> Exercise description
Return the material word for word. Do not include the pictures.

> Source excerpt
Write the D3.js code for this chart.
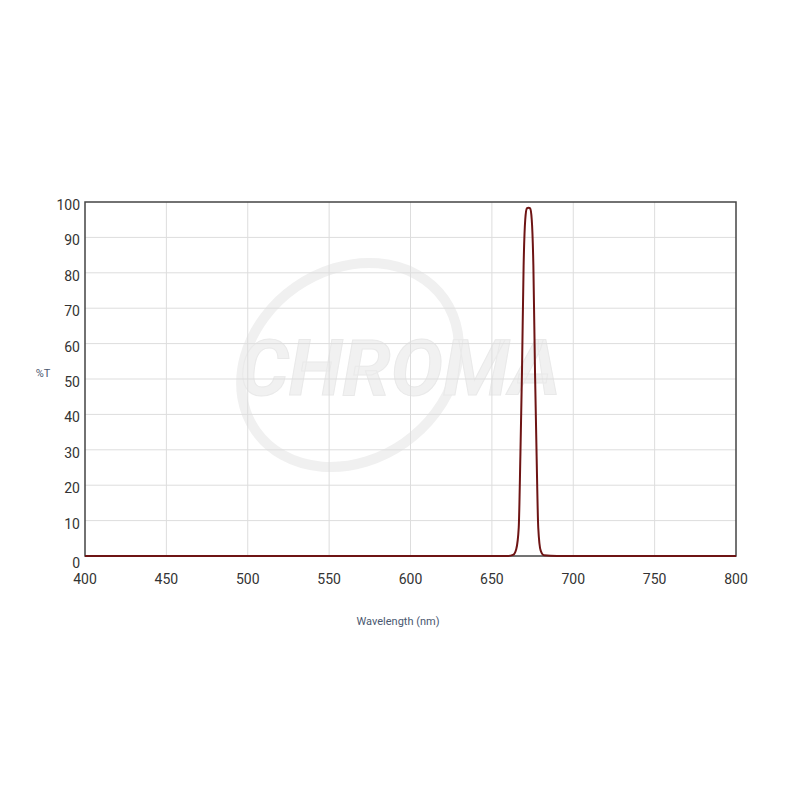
<!DOCTYPE html>
<html><head><meta charset="utf-8">
<script src="https://cdn.jsdelivr.net/npm/d3@7"></script>
<style>body{margin:0;background:#fff}</style>
</head><body>
<script>
const wavelengths = [400, 500, 600, 660, 663, 665, 666.5, 667.5, 668.5, 669.5, 670.5, 671.5, 672.5, 673.5, 674.5, 675.5, 676.5, 677.5, 678.5, 680, 682, 690, 750, 800];
const transmission = [0, 0, 0, 0, 0.3, 2, 8, 28, 52, 82, 95, 98.2, 98.4, 98.2, 95, 82, 52, 28, 8, 1.5, 0.2, 0, 0, 0];
const xTicks = [400, 450, 500, 550, 600, 650, 700, 750, 800];
const yTicks = [0, 10, 20, 30, 40, 50, 60, 70, 80, 90, 100];

const svg = d3.select('body').append('svg').attr('width', 800).attr('height', 800);
const x = d3.scaleLinear().domain([400, 800]).range([85, 736]);
const y = d3.scaleLinear().domain([0, 100]).range([556, 202]);

// watermark
const wm = svg.append('g').attr('opacity', 0.55);
wm.append('ellipse').attr('cx', 350).attr('cy', 365).attr('rx', 115).attr('ry', 95)
  .attr('transform', 'rotate(-35 350 365)').attr('fill', 'none').attr('stroke', '#e4e4e4').attr('stroke-width', 10);
wm.append('text').attr('x', 400).attr('y', 395).attr('text-anchor', 'middle')
  .attr('font-family', 'Roboto').attr('font-weight', 'bold').attr('font-style', 'italic')
  .attr('font-size', 78).attr('fill', '#e6e6e6').attr('stroke', '#d8d8d8').text('CHROMA');

// grid
svg.selectAll('.vg').data(xTicks.slice(1, -1)).join('line')
  .attr('x1', d => x(d)).attr('x2', d => x(d)).attr('y1', 202).attr('y2', 556)
  .attr('stroke', '#dddddd');
svg.selectAll('.hg').data(yTicks.slice(1, -1)).join('line')
  .attr('y1', d => y(d)).attr('y2', d => y(d)).attr('x1', 85).attr('x2', 736)
  .attr('stroke', '#dddddd');
svg.append('rect').attr('x', 85).attr('y', 202).attr('width', 651).attr('height', 354)
  .attr('fill', 'none').attr('stroke', '#444').attr('stroke-width', 1.5);

// labels
svg.selectAll('.yl').data(yTicks).join('text')
  .attr('x', 80).attr('y', d => y(d) + (d === 0 ? 12 : 8)).attr('text-anchor', 'end')
  .attr('font-family', 'Roboto').attr('font-size', 14).attr('fill', '#333').text(d => d);
svg.selectAll('.xl').data(xTicks).join('text')
  .attr('x', d => x(d)).attr('y', 584).attr('text-anchor', 'middle')
  .attr('font-family', 'Roboto').attr('font-size', 14).attr('fill', '#333').text(d => d);
svg.append('text').attr('x', 43).attr('y', 377).attr('text-anchor', 'middle')
  .attr('font-family', 'Roboto').attr('font-size', 11).attr('fill', '#4a5870').text('%T');
svg.append('text').attr('x', 398).attr('y', 625).attr('text-anchor', 'middle')
  .attr('font-family', 'Roboto').attr('font-size', 11).attr('fill', '#4a5870').text('Wavelength (nm)');

// curve
const line = d3.line().x((d, i) => x(wavelengths[i])).y(d => y(d)).curve(d3.curveMonotoneX);
svg.append('path').datum(transmission).attr('d', line)
  .attr('fill', 'none').attr('stroke', '#6e1414').attr('stroke-width', 2);
</script>
</body></html>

> Answer in full
Write the D3.js code for this chart.
<!DOCTYPE html>
<html><head><meta charset="utf-8">
<script src="https://cdn.jsdelivr.net/npm/d3@7"></script>
<style>body{margin:0;background:#fff}</style>
</head><body>
<script>
const wavelengths = [400, 500, 600, 660, 663, 665, 666.5, 667.5, 668.5, 669.5, 670.5, 671.5, 672.5, 673.5, 674.5, 675.5, 676.5, 677.5, 678.5, 680, 682, 690, 750, 800];
const transmission = [0, 0, 0, 0, 0.3, 2, 8, 28, 52, 82, 95, 98.2, 98.4, 98.2, 95, 82, 52, 28, 8, 1.5, 0.2, 0, 0, 0];
const xTicks = [400, 450, 500, 550, 600, 650, 700, 750, 800];
const yTicks = [0, 10, 20, 30, 40, 50, 60, 70, 80, 90, 100];

const svg = d3.select('body').append('svg').attr('width', 800).attr('height', 800);
const x = d3.scaleLinear().domain([400, 800]).range([85, 736]);
const y = d3.scaleLinear().domain([0, 100]).range([556, 202]);

// watermark
const wm = svg.append('g').attr('opacity', 0.55);
wm.append('ellipse').attr('cx', 350).attr('cy', 365).attr('rx', 115).attr('ry', 95)
  .attr('transform', 'rotate(-35 350 365)').attr('fill', 'none').attr('stroke', '#e4e4e4').attr('stroke-width', 10);
wm.append('text').attr('x', 400).attr('y', 395).attr('text-anchor', 'middle')
  .attr('font-family', 'Roboto').attr('font-weight', 'bold').attr('font-style', 'italic')
  .attr('font-size', 78).attr('fill', '#e6e6e6').attr('stroke', '#d8d8d8').text('CHROMA');

// grid
svg.selectAll('.vg').data(xTicks.slice(1, -1)).join('line')
  .attr('x1', d => x(d)).attr('x2', d => x(d)).attr('y1', 202).attr('y2', 556)
  .attr('stroke', '#dddddd');
svg.selectAll('.hg').data(yTicks.slice(1, -1)).join('line')
  .attr('y1', d => y(d)).attr('y2', d => y(d)).attr('x1', 85).attr('x2', 736)
  .attr('stroke', '#dddddd');
svg.append('rect').attr('x', 85).attr('y', 202).attr('width', 651).attr('height', 354)
  .attr('fill', 'none').attr('stroke', '#444').attr('stroke-width', 1.5);

// labels
svg.selectAll('.yl').data(yTicks).join('text')
  .attr('x', 80).attr('y', d => y(d) + (d === 0 ? 12 : 8)).attr('text-anchor', 'end')
  .attr('font-family', 'Roboto').attr('font-size', 14).attr('fill', '#333').text(d => d);
svg.selectAll('.xl').data(xTicks).join('text')
  .attr('x', d => x(d)).attr('y', 584).attr('text-anchor', 'middle')
  .attr('font-family', 'Roboto').attr('font-size', 14).attr('fill', '#333').text(d => d);
svg.append('text').attr('x', 43).attr('y', 377).attr('text-anchor', 'middle')
  .attr('font-family', 'Roboto').attr('font-size', 11).attr('fill', '#4a5870').text('%T');
svg.append('text').attr('x', 398).attr('y', 625).attr('text-anchor', 'middle')
  .attr('font-family', 'Roboto').attr('font-size', 11).attr('fill', '#4a5870').text('Wavelength (nm)');

// curve
const line = d3.line().x((d, i) => x(wavelengths[i])).y(d => y(d)).curve(d3.curveMonotoneX);
svg.append('path').datum(transmission).attr('d', line)
  .attr('fill', 'none').attr('stroke', '#6e1414').attr('stroke-width', 2);
</script>
</body></html>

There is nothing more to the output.